● **TO DO**: Copy the data exactly as it appears, and do not include any pictures.

------------------------------------------------------------------------

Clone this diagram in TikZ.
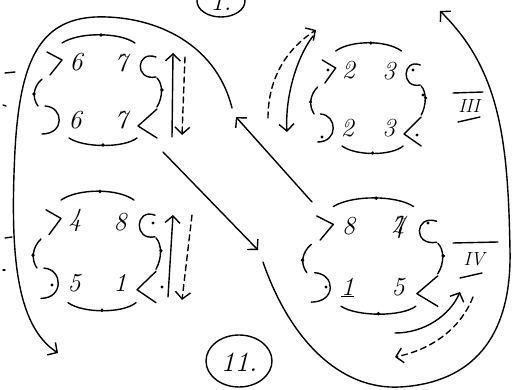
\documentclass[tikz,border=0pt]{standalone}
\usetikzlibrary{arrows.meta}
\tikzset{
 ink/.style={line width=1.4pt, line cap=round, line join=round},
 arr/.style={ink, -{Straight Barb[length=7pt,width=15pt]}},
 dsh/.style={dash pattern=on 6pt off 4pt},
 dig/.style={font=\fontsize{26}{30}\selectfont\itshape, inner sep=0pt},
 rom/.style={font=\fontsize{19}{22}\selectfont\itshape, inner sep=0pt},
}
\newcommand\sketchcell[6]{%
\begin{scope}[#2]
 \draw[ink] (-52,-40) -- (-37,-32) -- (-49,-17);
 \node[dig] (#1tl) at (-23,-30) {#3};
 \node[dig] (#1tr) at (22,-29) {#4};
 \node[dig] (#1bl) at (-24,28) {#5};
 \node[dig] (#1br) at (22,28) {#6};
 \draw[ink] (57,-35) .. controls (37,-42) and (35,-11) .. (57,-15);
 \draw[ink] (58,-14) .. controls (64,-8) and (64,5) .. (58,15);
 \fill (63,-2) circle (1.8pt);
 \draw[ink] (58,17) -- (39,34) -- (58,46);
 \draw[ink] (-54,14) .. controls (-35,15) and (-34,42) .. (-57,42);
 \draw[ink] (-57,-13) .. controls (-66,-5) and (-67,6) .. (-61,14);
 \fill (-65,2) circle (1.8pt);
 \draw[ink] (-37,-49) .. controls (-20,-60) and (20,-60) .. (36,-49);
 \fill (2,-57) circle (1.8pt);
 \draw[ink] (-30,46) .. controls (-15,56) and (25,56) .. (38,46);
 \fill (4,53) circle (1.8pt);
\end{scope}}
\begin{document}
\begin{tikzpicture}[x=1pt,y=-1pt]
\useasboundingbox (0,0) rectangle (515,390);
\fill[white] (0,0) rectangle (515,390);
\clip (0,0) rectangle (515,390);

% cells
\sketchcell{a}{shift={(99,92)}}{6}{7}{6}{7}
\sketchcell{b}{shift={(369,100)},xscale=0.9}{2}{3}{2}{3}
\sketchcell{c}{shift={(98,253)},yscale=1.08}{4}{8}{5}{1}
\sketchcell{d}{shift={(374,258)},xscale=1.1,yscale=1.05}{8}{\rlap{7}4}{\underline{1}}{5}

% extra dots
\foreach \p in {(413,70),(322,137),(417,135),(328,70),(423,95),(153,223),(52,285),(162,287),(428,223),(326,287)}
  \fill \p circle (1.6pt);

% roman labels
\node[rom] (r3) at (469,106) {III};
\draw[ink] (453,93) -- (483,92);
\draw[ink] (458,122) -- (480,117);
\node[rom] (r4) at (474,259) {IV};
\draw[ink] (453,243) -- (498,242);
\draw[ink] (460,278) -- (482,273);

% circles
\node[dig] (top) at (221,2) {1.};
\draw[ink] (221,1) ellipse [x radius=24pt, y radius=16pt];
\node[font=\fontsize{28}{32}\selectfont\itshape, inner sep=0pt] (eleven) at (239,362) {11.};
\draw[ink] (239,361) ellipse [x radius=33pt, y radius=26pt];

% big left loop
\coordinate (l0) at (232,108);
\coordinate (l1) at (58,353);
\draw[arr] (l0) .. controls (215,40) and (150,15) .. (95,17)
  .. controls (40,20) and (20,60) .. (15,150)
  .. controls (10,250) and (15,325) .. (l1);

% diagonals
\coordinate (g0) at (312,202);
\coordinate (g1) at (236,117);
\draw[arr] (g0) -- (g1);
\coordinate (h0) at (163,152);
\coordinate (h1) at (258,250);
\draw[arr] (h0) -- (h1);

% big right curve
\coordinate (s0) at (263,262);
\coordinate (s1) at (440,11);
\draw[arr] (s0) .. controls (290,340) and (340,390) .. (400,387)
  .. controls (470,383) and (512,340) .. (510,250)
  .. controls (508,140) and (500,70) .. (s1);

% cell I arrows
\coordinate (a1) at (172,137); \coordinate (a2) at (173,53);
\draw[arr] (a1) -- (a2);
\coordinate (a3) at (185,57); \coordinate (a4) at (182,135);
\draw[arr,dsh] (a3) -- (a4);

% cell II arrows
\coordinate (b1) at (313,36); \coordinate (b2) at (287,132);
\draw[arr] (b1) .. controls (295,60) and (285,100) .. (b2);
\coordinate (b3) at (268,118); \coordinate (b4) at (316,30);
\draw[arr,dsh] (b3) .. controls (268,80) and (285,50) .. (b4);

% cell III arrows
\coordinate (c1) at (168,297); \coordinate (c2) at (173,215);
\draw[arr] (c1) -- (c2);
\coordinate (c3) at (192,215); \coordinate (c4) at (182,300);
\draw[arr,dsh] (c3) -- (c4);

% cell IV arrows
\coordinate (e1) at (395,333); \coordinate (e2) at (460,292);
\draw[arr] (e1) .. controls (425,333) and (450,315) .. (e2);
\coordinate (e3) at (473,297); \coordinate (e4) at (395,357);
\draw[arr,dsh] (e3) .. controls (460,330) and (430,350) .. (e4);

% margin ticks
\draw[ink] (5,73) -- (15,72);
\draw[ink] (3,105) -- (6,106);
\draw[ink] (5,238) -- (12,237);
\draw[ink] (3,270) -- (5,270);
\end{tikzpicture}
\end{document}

------------------------------------------------------------------------

● **TASK OUTPUT**:
Clone this diagram in TikZ.
\documentclass[tikz,border=0pt]{standalone}
\usetikzlibrary{arrows.meta}
\tikzset{
 ink/.style={line width=1.4pt, line cap=round, line join=round},
 arr/.style={ink, -{Straight Barb[length=7pt,width=15pt]}},
 dsh/.style={dash pattern=on 6pt off 4pt},
 dig/.style={font=\fontsize{26}{30}\selectfont\itshape, inner sep=0pt},
 rom/.style={font=\fontsize{19}{22}\selectfont\itshape, inner sep=0pt},
}
\newcommand\sketchcell[6]{%
\begin{scope}[#2]
 \draw[ink] (-52,-40) -- (-37,-32) -- (-49,-17);
 \node[dig] (#1tl) at (-23,-30) {#3};
 \node[dig] (#1tr) at (22,-29) {#4};
 \node[dig] (#1bl) at (-24,28) {#5};
 \node[dig] (#1br) at (22,28) {#6};
 \draw[ink] (57,-35) .. controls (37,-42) and (35,-11) .. (57,-15);
 \draw[ink] (58,-14) .. controls (64,-8) and (64,5) .. (58,15);
 \fill (63,-2) circle (1.8pt);
 \draw[ink] (58,17) -- (39,34) -- (58,46);
 \draw[ink] (-54,14) .. controls (-35,15) and (-34,42) .. (-57,42);
 \draw[ink] (-57,-13) .. controls (-66,-5) and (-67,6) .. (-61,14);
 \fill (-65,2) circle (1.8pt);
 \draw[ink] (-37,-49) .. controls (-20,-60) and (20,-60) .. (36,-49);
 \fill (2,-57) circle (1.8pt);
 \draw[ink] (-30,46) .. controls (-15,56) and (25,56) .. (38,46);
 \fill (4,53) circle (1.8pt);
\end{scope}}
\begin{document}
\begin{tikzpicture}[x=1pt,y=-1pt]
\useasboundingbox (0,0) rectangle (515,390);
\fill[white] (0,0) rectangle (515,390);
\clip (0,0) rectangle (515,390);

% cells
\sketchcell{a}{shift={(99,92)}}{6}{7}{6}{7}
\sketchcell{b}{shift={(369,100)},xscale=0.9}{2}{3}{2}{3}
\sketchcell{c}{shift={(98,253)},yscale=1.08}{4}{8}{5}{1}
\sketchcell{d}{shift={(374,258)},xscale=1.1,yscale=1.05}{8}{\rlap{7}4}{\underline{1}}{5}

% extra dots
\foreach \p in {(413,70),(322,137),(417,135),(328,70),(423,95),(153,223),(52,285),(162,287),(428,223),(326,287)}
  \fill \p circle (1.6pt);

% roman labels
\node[rom] (r3) at (469,106) {III};
\draw[ink] (453,93) -- (483,92);
\draw[ink] (458,122) -- (480,117);
\node[rom] (r4) at (474,259) {IV};
\draw[ink] (453,243) -- (498,242);
\draw[ink] (460,278) -- (482,273);

% circles
\node[dig] (top) at (221,2) {1.};
\draw[ink] (221,1) ellipse [x radius=24pt, y radius=16pt];
\node[font=\fontsize{28}{32}\selectfont\itshape, inner sep=0pt] (eleven) at (239,362) {11.};
\draw[ink] (239,361) ellipse [x radius=33pt, y radius=26pt];

% big left loop
\coordinate (l0) at (232,108);
\coordinate (l1) at (58,353);
\draw[arr] (l0) .. controls (215,40) and (150,15) .. (95,17)
  .. controls (40,20) and (20,60) .. (15,150)
  .. controls (10,250) and (15,325) .. (l1);

% diagonals
\coordinate (g0) at (312,202);
\coordinate (g1) at (236,117);
\draw[arr] (g0) -- (g1);
\coordinate (h0) at (163,152);
\coordinate (h1) at (258,250);
\draw[arr] (h0) -- (h1);

% big right curve
\coordinate (s0) at (263,262);
\coordinate (s1) at (440,11);
\draw[arr] (s0) .. controls (290,340) and (340,390) .. (400,387)
  .. controls (470,383) and (512,340) .. (510,250)
  .. controls (508,140) and (500,70) .. (s1);

% cell I arrows
\coordinate (a1) at (172,137); \coordinate (a2) at (173,53);
\draw[arr] (a1) -- (a2);
\coordinate (a3) at (185,57); \coordinate (a4) at (182,135);
\draw[arr,dsh] (a3) -- (a4);

% cell II arrows
\coordinate (b1) at (313,36); \coordinate (b2) at (287,132);
\draw[arr] (b1) .. controls (295,60) and (285,100) .. (b2);
\coordinate (b3) at (268,118); \coordinate (b4) at (316,30);
\draw[arr,dsh] (b3) .. controls (268,80) and (285,50) .. (b4);

% cell III arrows
\coordinate (c1) at (168,297); \coordinate (c2) at (173,215);
\draw[arr] (c1) -- (c2);
\coordinate (c3) at (192,215); \coordinate (c4) at (182,300);
\draw[arr,dsh] (c3) -- (c4);

% cell IV arrows
\coordinate (e1) at (395,333); \coordinate (e2) at (460,292);
\draw[arr] (e1) .. controls (425,333) and (450,315) .. (e2);
\coordinate (e3) at (473,297); \coordinate (e4) at (395,357);
\draw[arr,dsh] (e3) .. controls (460,330) and (430,350) .. (e4);

% margin ticks
\draw[ink] (5,73) -- (15,72);
\draw[ink] (3,105) -- (6,106);
\draw[ink] (5,238) -- (12,237);
\draw[ink] (3,270) -- (5,270);
\end{tikzpicture}
\end{document}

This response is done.